Source data

• • •

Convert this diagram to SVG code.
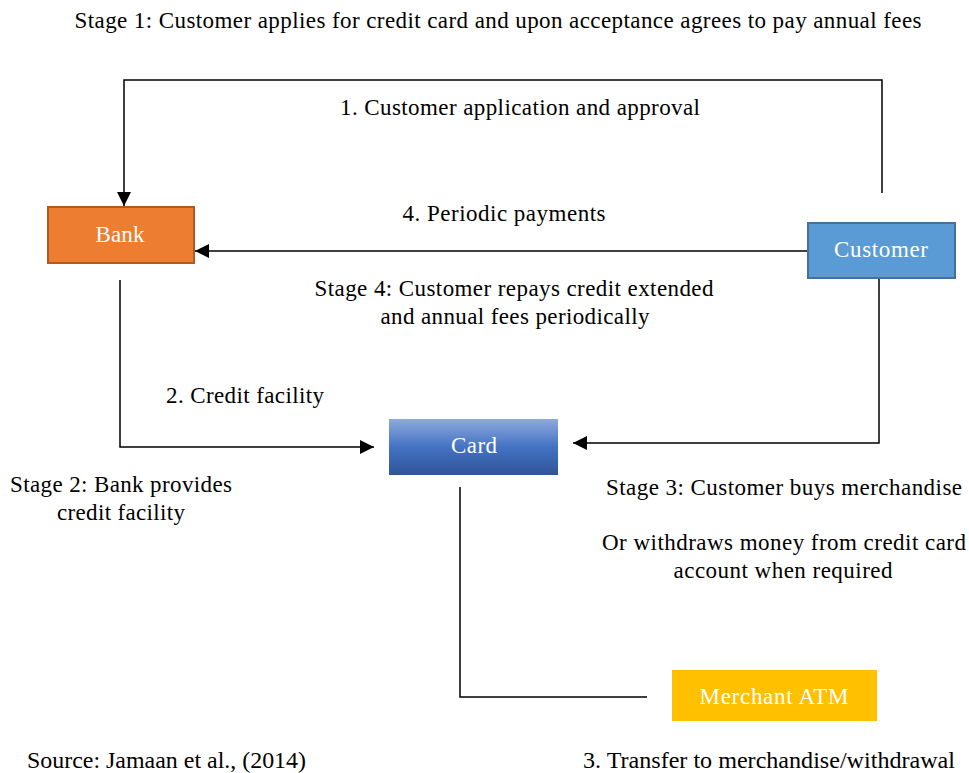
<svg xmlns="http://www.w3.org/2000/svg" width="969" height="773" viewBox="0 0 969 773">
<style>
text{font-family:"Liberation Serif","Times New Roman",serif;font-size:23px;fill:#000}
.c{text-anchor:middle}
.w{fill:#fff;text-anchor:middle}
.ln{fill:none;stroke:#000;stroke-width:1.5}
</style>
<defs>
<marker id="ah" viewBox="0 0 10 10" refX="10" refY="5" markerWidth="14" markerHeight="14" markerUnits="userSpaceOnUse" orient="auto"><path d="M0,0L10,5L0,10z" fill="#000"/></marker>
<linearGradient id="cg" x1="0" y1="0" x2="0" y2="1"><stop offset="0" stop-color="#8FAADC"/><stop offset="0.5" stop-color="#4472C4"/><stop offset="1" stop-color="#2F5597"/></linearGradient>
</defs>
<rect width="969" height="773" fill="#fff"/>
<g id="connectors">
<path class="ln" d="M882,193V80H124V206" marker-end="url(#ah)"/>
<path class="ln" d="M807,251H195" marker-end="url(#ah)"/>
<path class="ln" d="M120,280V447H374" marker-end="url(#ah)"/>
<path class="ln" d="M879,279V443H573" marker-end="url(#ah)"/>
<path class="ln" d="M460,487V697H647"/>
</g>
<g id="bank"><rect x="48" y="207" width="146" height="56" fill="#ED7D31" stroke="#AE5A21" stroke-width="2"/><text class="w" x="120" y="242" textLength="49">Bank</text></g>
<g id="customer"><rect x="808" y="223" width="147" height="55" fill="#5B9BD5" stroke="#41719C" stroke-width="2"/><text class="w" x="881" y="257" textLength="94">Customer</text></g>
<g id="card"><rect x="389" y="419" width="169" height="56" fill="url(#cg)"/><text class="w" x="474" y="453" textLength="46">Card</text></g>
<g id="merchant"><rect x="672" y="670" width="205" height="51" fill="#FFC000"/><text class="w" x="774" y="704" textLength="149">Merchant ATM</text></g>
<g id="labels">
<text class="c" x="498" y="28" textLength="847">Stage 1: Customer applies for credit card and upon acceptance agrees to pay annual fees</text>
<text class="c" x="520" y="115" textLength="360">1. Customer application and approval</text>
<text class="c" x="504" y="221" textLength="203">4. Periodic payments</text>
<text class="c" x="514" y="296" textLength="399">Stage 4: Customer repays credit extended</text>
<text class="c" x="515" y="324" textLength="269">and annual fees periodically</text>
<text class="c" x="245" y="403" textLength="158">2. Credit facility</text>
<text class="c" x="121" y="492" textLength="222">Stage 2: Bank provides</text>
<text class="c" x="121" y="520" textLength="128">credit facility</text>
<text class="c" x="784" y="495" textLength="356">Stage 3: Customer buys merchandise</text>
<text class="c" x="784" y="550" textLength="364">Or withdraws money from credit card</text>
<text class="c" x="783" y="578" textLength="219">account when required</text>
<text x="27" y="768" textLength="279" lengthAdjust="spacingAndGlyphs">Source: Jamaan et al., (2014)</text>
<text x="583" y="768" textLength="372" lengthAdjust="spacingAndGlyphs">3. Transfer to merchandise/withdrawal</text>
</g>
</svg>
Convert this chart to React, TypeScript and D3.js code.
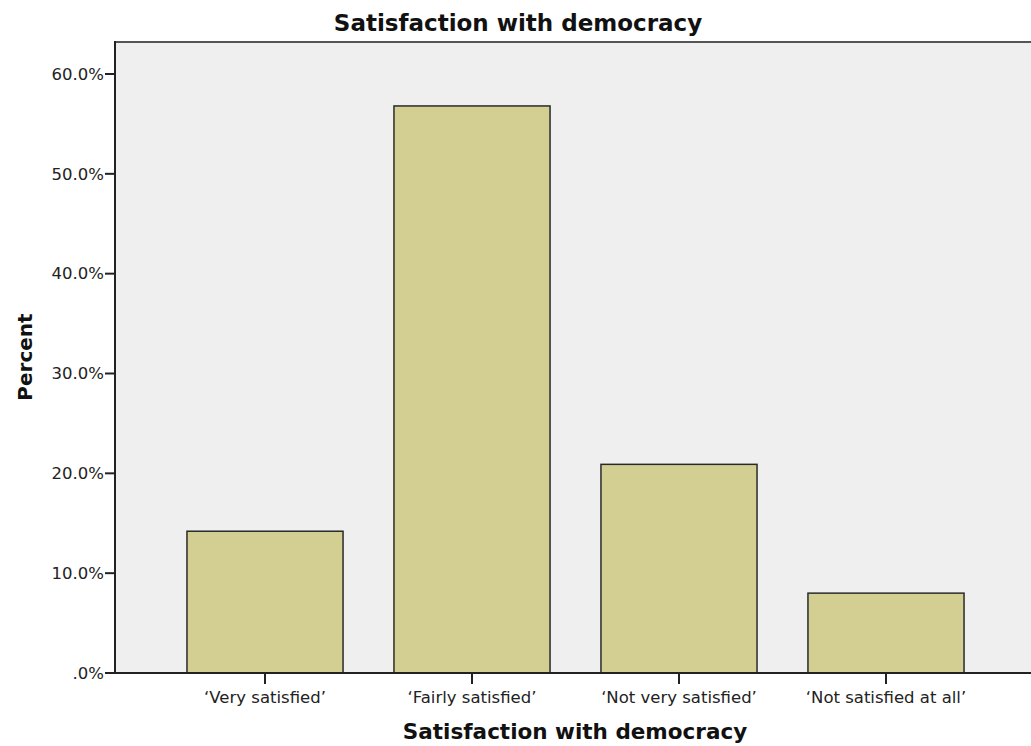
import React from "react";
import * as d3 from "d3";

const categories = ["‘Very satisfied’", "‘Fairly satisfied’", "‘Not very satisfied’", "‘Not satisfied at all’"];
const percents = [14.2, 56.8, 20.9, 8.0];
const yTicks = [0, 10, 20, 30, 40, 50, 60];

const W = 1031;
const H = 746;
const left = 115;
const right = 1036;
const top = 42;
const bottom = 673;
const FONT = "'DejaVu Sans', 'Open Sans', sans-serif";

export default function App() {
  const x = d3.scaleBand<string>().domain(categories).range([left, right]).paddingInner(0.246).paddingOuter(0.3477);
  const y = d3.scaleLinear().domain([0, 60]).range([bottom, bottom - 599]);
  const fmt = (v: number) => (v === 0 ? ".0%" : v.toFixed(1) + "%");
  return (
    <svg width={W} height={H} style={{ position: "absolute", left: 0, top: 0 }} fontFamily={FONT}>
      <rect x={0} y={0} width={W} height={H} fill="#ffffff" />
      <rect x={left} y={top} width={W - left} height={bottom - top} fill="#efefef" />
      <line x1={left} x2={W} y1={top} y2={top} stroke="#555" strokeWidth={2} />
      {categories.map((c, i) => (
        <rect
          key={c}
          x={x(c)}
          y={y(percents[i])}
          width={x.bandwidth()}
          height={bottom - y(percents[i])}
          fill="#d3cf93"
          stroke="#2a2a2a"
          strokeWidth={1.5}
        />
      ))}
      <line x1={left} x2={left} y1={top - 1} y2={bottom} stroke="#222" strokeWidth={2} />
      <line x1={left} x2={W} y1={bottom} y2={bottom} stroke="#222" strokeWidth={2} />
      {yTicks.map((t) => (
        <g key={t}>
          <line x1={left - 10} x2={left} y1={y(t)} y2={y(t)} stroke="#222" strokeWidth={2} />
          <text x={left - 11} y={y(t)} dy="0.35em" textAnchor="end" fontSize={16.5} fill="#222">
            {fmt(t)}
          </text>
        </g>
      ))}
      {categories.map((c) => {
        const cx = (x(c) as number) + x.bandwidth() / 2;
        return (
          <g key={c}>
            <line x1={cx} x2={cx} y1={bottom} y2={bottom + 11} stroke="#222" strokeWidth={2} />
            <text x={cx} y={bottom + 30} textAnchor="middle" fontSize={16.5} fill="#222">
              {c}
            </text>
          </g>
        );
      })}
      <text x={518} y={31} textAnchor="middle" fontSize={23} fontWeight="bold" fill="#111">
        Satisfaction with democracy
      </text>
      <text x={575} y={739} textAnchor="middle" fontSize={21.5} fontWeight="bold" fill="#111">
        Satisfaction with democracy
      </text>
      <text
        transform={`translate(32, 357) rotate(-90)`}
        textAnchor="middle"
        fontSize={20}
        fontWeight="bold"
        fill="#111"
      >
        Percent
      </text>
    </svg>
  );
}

• • •

__REQUIREMENTS__: Reproduce the data word for word, excluding its pictures.

__REPLY TO THE TASK__:
Convert this diagram to SVG code.
<svg xmlns="http://www.w3.org/2000/svg" width="969" height="773" viewBox="0 0 969 773">
<style>
text{font-family:"Liberation Serif","Times New Roman",serif;font-size:23px;fill:#000}
.c{text-anchor:middle}
.w{fill:#fff;text-anchor:middle}
.ln{fill:none;stroke:#000;stroke-width:1.5}
</style>
<defs>
<marker id="ah" viewBox="0 0 10 10" refX="10" refY="5" markerWidth="14" markerHeight="14" markerUnits="userSpaceOnUse" orient="auto"><path d="M0,0L10,5L0,10z" fill="#000"/></marker>
<linearGradient id="cg" x1="0" y1="0" x2="0" y2="1"><stop offset="0" stop-color="#8FAADC"/><stop offset="0.5" stop-color="#4472C4"/><stop offset="1" stop-color="#2F5597"/></linearGradient>
</defs>
<rect width="969" height="773" fill="#fff"/>
<g id="connectors">
<path class="ln" d="M882,193V80H124V206" marker-end="url(#ah)"/>
<path class="ln" d="M807,251H195" marker-end="url(#ah)"/>
<path class="ln" d="M120,280V447H374" marker-end="url(#ah)"/>
<path class="ln" d="M879,279V443H573" marker-end="url(#ah)"/>
<path class="ln" d="M460,487V697H647"/>
</g>
<g id="bank"><rect x="48" y="207" width="146" height="56" fill="#ED7D31" stroke="#AE5A21" stroke-width="2"/><text class="w" x="120" y="242" textLength="49">Bank</text></g>
<g id="customer"><rect x="808" y="223" width="147" height="55" fill="#5B9BD5" stroke="#41719C" stroke-width="2"/><text class="w" x="881" y="257" textLength="94">Customer</text></g>
<g id="card"><rect x="389" y="419" width="169" height="56" fill="url(#cg)"/><text class="w" x="474" y="453" textLength="46">Card</text></g>
<g id="merchant"><rect x="672" y="670" width="205" height="51" fill="#FFC000"/><text class="w" x="774" y="704" textLength="149">Merchant ATM</text></g>
<g id="labels">
<text class="c" x="498" y="28" textLength="847">Stage 1: Customer applies for credit card and upon acceptance agrees to pay annual fees</text>
<text class="c" x="520" y="115" textLength="360">1. Customer application and approval</text>
<text class="c" x="504" y="221" textLength="203">4. Periodic payments</text>
<text class="c" x="514" y="296" textLength="399">Stage 4: Customer repays credit extended</text>
<text class="c" x="515" y="324" textLength="269">and annual fees periodically</text>
<text class="c" x="245" y="403" textLength="158">2. Credit facility</text>
<text class="c" x="121" y="492" textLength="222">Stage 2: Bank provides</text>
<text class="c" x="121" y="520" textLength="128">credit facility</text>
<text class="c" x="784" y="495" textLength="356">Stage 3: Customer buys merchandise</text>
<text class="c" x="784" y="550" textLength="364">Or withdraws money from credit card</text>
<text class="c" x="783" y="578" textLength="219">account when required</text>
<text x="27" y="768" textLength="279" lengthAdjust="spacingAndGlyphs">Source: Jamaan et al., (2014)</text>
<text x="583" y="768" textLength="372" lengthAdjust="spacingAndGlyphs">3. Transfer to merchandise/withdrawal</text>
</g>
</svg>
Convert this chart to React, TypeScript and D3.js code.
import React from "react";
import * as d3 from "d3";

const categories = ["‘Very satisfied’", "‘Fairly satisfied’", "‘Not very satisfied’", "‘Not satisfied at all’"];
const percents = [14.2, 56.8, 20.9, 8.0];
const yTicks = [0, 10, 20, 30, 40, 50, 60];

const W = 1031;
const H = 746;
const left = 115;
const right = 1036;
const top = 42;
const bottom = 673;
const FONT = "'DejaVu Sans', 'Open Sans', sans-serif";

export default function App() {
  const x = d3.scaleBand<string>().domain(categories).range([left, right]).paddingInner(0.246).paddingOuter(0.3477);
  const y = d3.scaleLinear().domain([0, 60]).range([bottom, bottom - 599]);
  const fmt = (v: number) => (v === 0 ? ".0%" : v.toFixed(1) + "%");
  return (
    <svg width={W} height={H} style={{ position: "absolute", left: 0, top: 0 }} fontFamily={FONT}>
      <rect x={0} y={0} width={W} height={H} fill="#ffffff" />
      <rect x={left} y={top} width={W - left} height={bottom - top} fill="#efefef" />
      <line x1={left} x2={W} y1={top} y2={top} stroke="#555" strokeWidth={2} />
      {categories.map((c, i) => (
        <rect
          key={c}
          x={x(c)}
          y={y(percents[i])}
          width={x.bandwidth()}
          height={bottom - y(percents[i])}
          fill="#d3cf93"
          stroke="#2a2a2a"
          strokeWidth={1.5}
        />
      ))}
      <line x1={left} x2={left} y1={top - 1} y2={bottom} stroke="#222" strokeWidth={2} />
      <line x1={left} x2={W} y1={bottom} y2={bottom} stroke="#222" strokeWidth={2} />
      {yTicks.map((t) => (
        <g key={t}>
          <line x1={left - 10} x2={left} y1={y(t)} y2={y(t)} stroke="#222" strokeWidth={2} />
          <text x={left - 11} y={y(t)} dy="0.35em" textAnchor="end" fontSize={16.5} fill="#222">
            {fmt(t)}
          </text>
        </g>
      ))}
      {categories.map((c) => {
        const cx = (x(c) as number) + x.bandwidth() / 2;
        return (
          <g key={c}>
            <line x1={cx} x2={cx} y1={bottom} y2={bottom + 11} stroke="#222" strokeWidth={2} />
            <text x={cx} y={bottom + 30} textAnchor="middle" fontSize={16.5} fill="#222">
              {c}
            </text>
          </g>
        );
      })}
      <text x={518} y={31} textAnchor="middle" fontSize={23} fontWeight="bold" fill="#111">
        Satisfaction with democracy
      </text>
      <text x={575} y={739} textAnchor="middle" fontSize={21.5} fontWeight="bold" fill="#111">
        Satisfaction with democracy
      </text>
      <text
        transform={`translate(32, 357) rotate(-90)`}
        textAnchor="middle"
        fontSize={20}
        fontWeight="bold"
        fill="#111"
      >
        Percent
      </text>
    </svg>
  );
}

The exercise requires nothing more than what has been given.